Problem to work on:
Write out the data again exactly, skipping every picture.

Provided data:
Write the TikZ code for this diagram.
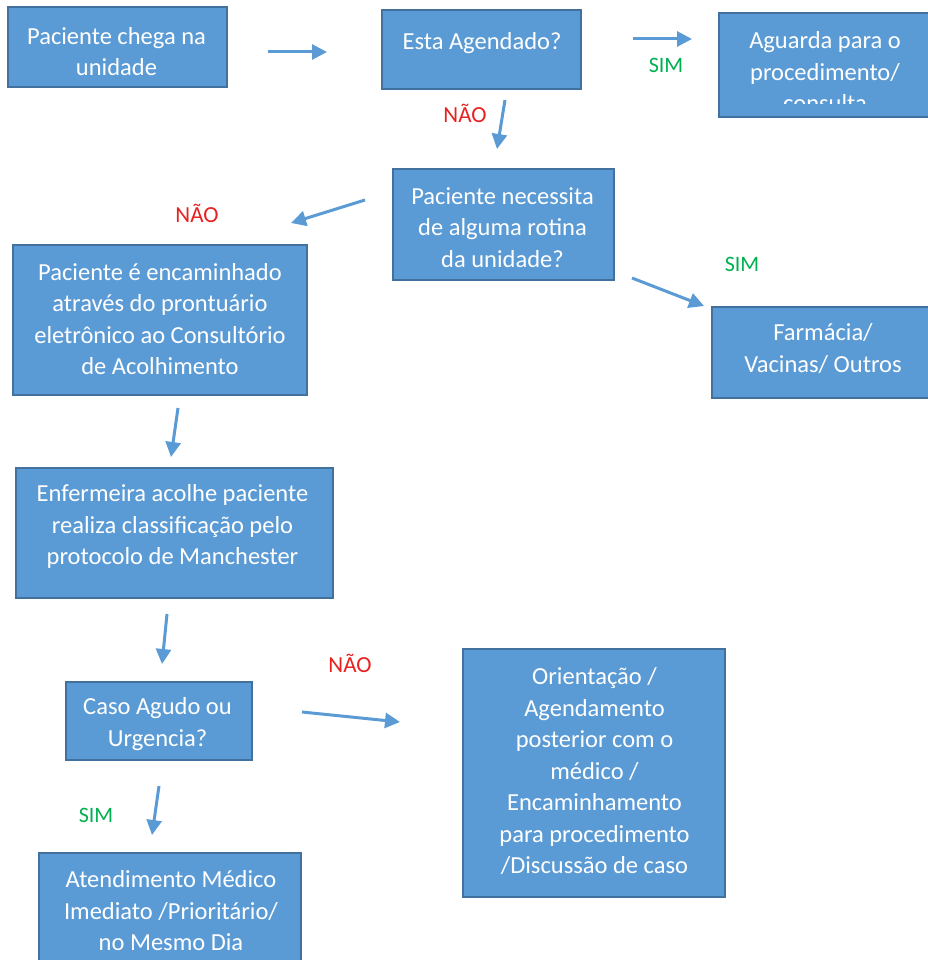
\documentclass[tikz,border=0pt]{standalone}
\usepackage{fontspec}
\setmainfont{Carlito}
\usetikzlibrary{arrows.meta}
\definecolor{boxblue}{RGB}{91,155,213}
\definecolor{boxedge}{RGB}{65,113,156}
\definecolor{naored}{RGB}{232,32,32}
\definecolor{simgreen}{RGB}{0,176,80}
\tikzset{
  etapa/.style={draw=boxedge, line width=1.2pt, fill=boxblue, inner sep=0pt},
  texto/.style={text=white, align=center, inner sep=0pt, font=\fontsize{24.5}{31.5}\selectfont},
  seta/.style={draw=boxblue, line width=3pt, -{Triangle[length=15pt,width=15pt]}},
  nao/.style={text=naored, font=\fontsize{23}{26}\selectfont},
  sim/.style={text=simgreen, font=\fontsize{22}{26}\selectfont},
}
\begin{document}
\begin{tikzpicture}[x=1pt,y=-1pt]
    \useasboundingbox (0,0) rectangle (927,960);
    % Etapas
    \node[etapa, minimum width=219, minimum height=80] (chega) at (117.5,47) {};
    \node[texto] (chegatxt) at (116.5,51.5) {Paciente chega na\\unidade};
    \node[etapa, minimum width=199, minimum height=79] (agendado) at (481.5,49.5) {};
    \node[texto] (agendadotxt) at (482,43) {Esta Agendado?};
    \node[etapa, minimum width=213, minimum height=104] (aguarda) at (825.5,65) {};
    \begin{scope}
      \clip (719,13) rectangle (932,104);
      \node[texto] (aguardatxt) at (825,72) {Aguarda para o\\procedimento/\\consulta};
    \end{scope}
    \node[etapa, minimum width=221, minimum height=111] (rotina) at (503.5,224.5) {};
    \node[texto] (rotinatxt) at (502.5,227.5) {Paciente necessita\\de alguma rotina\\da unidade?};
    \node[etapa, minimum width=222, minimum height=91] (farmacia) at (823,352.5) {};
    \node[texto] (farmaciatxt) at (823,348.5) {Farmácia/\\Vacinas/ Outros};
    \node[etapa, minimum width=294, minimum height=150] (acolhimento) at (160,320) {};
    \node[texto] (acolhimentotxt) at (160,319) {Paciente é encaminhado\\através do prontuário\\eletrônico ao Consultório\\de Acolhimento};
    \node[etapa, minimum width=317, minimum height=130] (enfermeira) at (174.5,533) {};
    \node[texto] (enfermeiratxt) at (172.5,526.5) {Enfermeira acolhe paciente\\realiza classificação pelo\\protocolo de Manchester};
    \node[etapa, minimum width=186, minimum height=78] (agudo) at (159,721) {};
    \node[texto] (agudotxt) at (157.5,724) {Caso Agudo ou\\Urgencia?};
    \node[etapa, minimum width=262, minimum height=248] (orientacao) at (594,773) {};
    \node[texto] (orientacaotxt) at (594.5,771.5) {Orientação /\\Agendamento\\posterior com o\\médico /\\Encaminhamento\\para procedimento\\/Discussão de caso};
    \node[etapa, minimum width=262, minimum height=116] (atendimento) at (170,911) {};
    \node[texto] (atendimentotxt) at (171,911) {Atendimento Médico\\Imediato /Prioritário/\\no Mesmo Dia};

    % Setas
    \coordinate (s1) at (268,52);  \coordinate (e1) at (327,52);
    \coordinate (s2) at (633,39);  \coordinate (e2) at (692,39);
    \coordinate (s3) at (505,100); \coordinate (e3) at (497,149);
    \coordinate (s4) at (365,200); \coordinate (e4) at (291,223);
    \coordinate (s5) at (632,278); \coordinate (e5) at (704,306);
    \coordinate (s6) at (178,408); \coordinate (e6) at (171,457);
    \coordinate (s7) at (167,614); \coordinate (e7) at (162,664);
    \coordinate (s8) at (302,712); \coordinate (e8) at (400,722);
    \coordinate (s9) at (159,786); \coordinate (e9) at (152,835);
    \foreach \i in {1,...,9}
      \draw[seta] (s\i) -- (e\i);

    % Respostas
    \node[sim] (sim1) at (666,65) {SIM};
    \node[nao] (nao1) at (465,113) {NÃO};
    \node[nao] (nao2) at (197,213) {NÃO};
    \node[sim] (sim2) at (742,264) {SIM};
    \node[nao] (nao3) at (350,663) {NÃO};
    \node[sim] (sim3) at (96,815) {SIM};
\end{tikzpicture}
\end{document}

Full output:
Write the TikZ code for this diagram.
\documentclass[tikz,border=0pt]{standalone}
\usepackage{fontspec}
\setmainfont{Carlito}
\usetikzlibrary{arrows.meta}
\definecolor{boxblue}{RGB}{91,155,213}
\definecolor{boxedge}{RGB}{65,113,156}
\definecolor{naored}{RGB}{232,32,32}
\definecolor{simgreen}{RGB}{0,176,80}
\tikzset{
  etapa/.style={draw=boxedge, line width=1.2pt, fill=boxblue, inner sep=0pt},
  texto/.style={text=white, align=center, inner sep=0pt, font=\fontsize{24.5}{31.5}\selectfont},
  seta/.style={draw=boxblue, line width=3pt, -{Triangle[length=15pt,width=15pt]}},
  nao/.style={text=naored, font=\fontsize{23}{26}\selectfont},
  sim/.style={text=simgreen, font=\fontsize{22}{26}\selectfont},
}
\begin{document}
\begin{tikzpicture}[x=1pt,y=-1pt]
    \useasboundingbox (0,0) rectangle (927,960);
    % Etapas
    \node[etapa, minimum width=219, minimum height=80] (chega) at (117.5,47) {};
    \node[texto] (chegatxt) at (116.5,51.5) {Paciente chega na\\unidade};
    \node[etapa, minimum width=199, minimum height=79] (agendado) at (481.5,49.5) {};
    \node[texto] (agendadotxt) at (482,43) {Esta Agendado?};
    \node[etapa, minimum width=213, minimum height=104] (aguarda) at (825.5,65) {};
    \begin{scope}
      \clip (719,13) rectangle (932,104);
      \node[texto] (aguardatxt) at (825,72) {Aguarda para o\\procedimento/\\consulta};
    \end{scope}
    \node[etapa, minimum width=221, minimum height=111] (rotina) at (503.5,224.5) {};
    \node[texto] (rotinatxt) at (502.5,227.5) {Paciente necessita\\de alguma rotina\\da unidade?};
    \node[etapa, minimum width=222, minimum height=91] (farmacia) at (823,352.5) {};
    \node[texto] (farmaciatxt) at (823,348.5) {Farmácia/\\Vacinas/ Outros};
    \node[etapa, minimum width=294, minimum height=150] (acolhimento) at (160,320) {};
    \node[texto] (acolhimentotxt) at (160,319) {Paciente é encaminhado\\através do prontuário\\eletrônico ao Consultório\\de Acolhimento};
    \node[etapa, minimum width=317, minimum height=130] (enfermeira) at (174.5,533) {};
    \node[texto] (enfermeiratxt) at (172.5,526.5) {Enfermeira acolhe paciente\\realiza classificação pelo\\protocolo de Manchester};
    \node[etapa, minimum width=186, minimum height=78] (agudo) at (159,721) {};
    \node[texto] (agudotxt) at (157.5,724) {Caso Agudo ou\\Urgencia?};
    \node[etapa, minimum width=262, minimum height=248] (orientacao) at (594,773) {};
    \node[texto] (orientacaotxt) at (594.5,771.5) {Orientação /\\Agendamento\\posterior com o\\médico /\\Encaminhamento\\para procedimento\\/Discussão de caso};
    \node[etapa, minimum width=262, minimum height=116] (atendimento) at (170,911) {};
    \node[texto] (atendimentotxt) at (171,911) {Atendimento Médico\\Imediato /Prioritário/\\no Mesmo Dia};

    % Setas
    \coordinate (s1) at (268,52);  \coordinate (e1) at (327,52);
    \coordinate (s2) at (633,39);  \coordinate (e2) at (692,39);
    \coordinate (s3) at (505,100); \coordinate (e3) at (497,149);
    \coordinate (s4) at (365,200); \coordinate (e4) at (291,223);
    \coordinate (s5) at (632,278); \coordinate (e5) at (704,306);
    \coordinate (s6) at (178,408); \coordinate (e6) at (171,457);
    \coordinate (s7) at (167,614); \coordinate (e7) at (162,664);
    \coordinate (s8) at (302,712); \coordinate (e8) at (400,722);
    \coordinate (s9) at (159,786); \coordinate (e9) at (152,835);
    \foreach \i in {1,...,9}
      \draw[seta] (s\i) -- (e\i);

    % Respostas
    \node[sim] (sim1) at (666,65) {SIM};
    \node[nao] (nao1) at (465,113) {NÃO};
    \node[nao] (nao2) at (197,213) {NÃO};
    \node[sim] (sim2) at (742,264) {SIM};
    \node[nao] (nao3) at (350,663) {NÃO};
    \node[sim] (sim3) at (96,815) {SIM};
\end{tikzpicture}
\end{document}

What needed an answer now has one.